Take my life, my flesh and blood,
Plunge it all in Lethe's flood ...
The three songs Schubert chose for the Opus 21 set were united not only by their poet and vocal range but also by water. The set was advertised as Drei Fischerlieder von Meyrhofer (sic) fur den Bass. The ponderings of Ulfru foreshadow Auden's poem Fish in the Unruffled Lakes in which mankind turns an envious look 'on each beast and bird that moves'. Because no man can feel safe on land Mayrhofer's fisherman longs for the underwater security of the fish. His music with its little shrugs and sighs and wry smiles is a very Viennese combination of charm and pessimism, and it is the only one of the Mayrhofer songs which is written for a working class rustic.
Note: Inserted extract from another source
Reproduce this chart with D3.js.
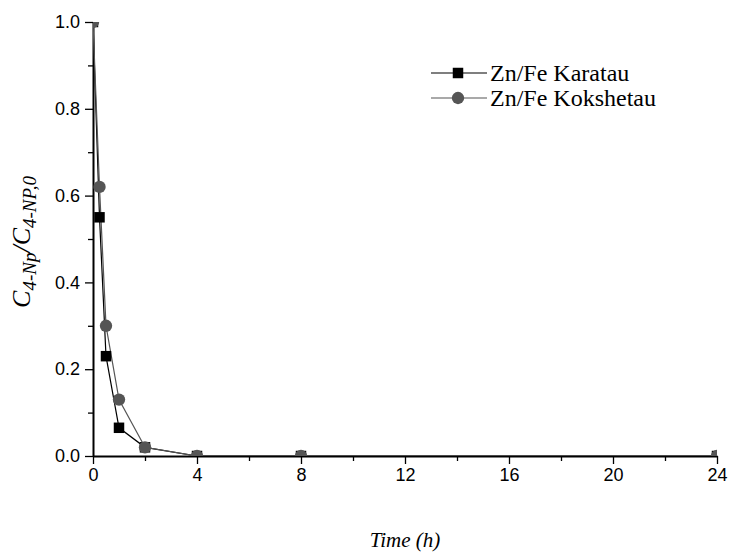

Ulfru has more of a definite character than his unnamed colleagues in Fischerlied and Fischerweise; he is neither a hero nor very good at his job, but he is a survivor who has the precious gift of self-awareness, a Shakespearean clown who philosophises in a merry minor key. Much more prized by singers is the Byronic Der Schiffer which expresses Schubert's musical confidence in 1817, but the musings of Wie Ulfru fischt reflected the bitter-sweet paradox of Schubert's own view of the world in that devastating summer of 1823.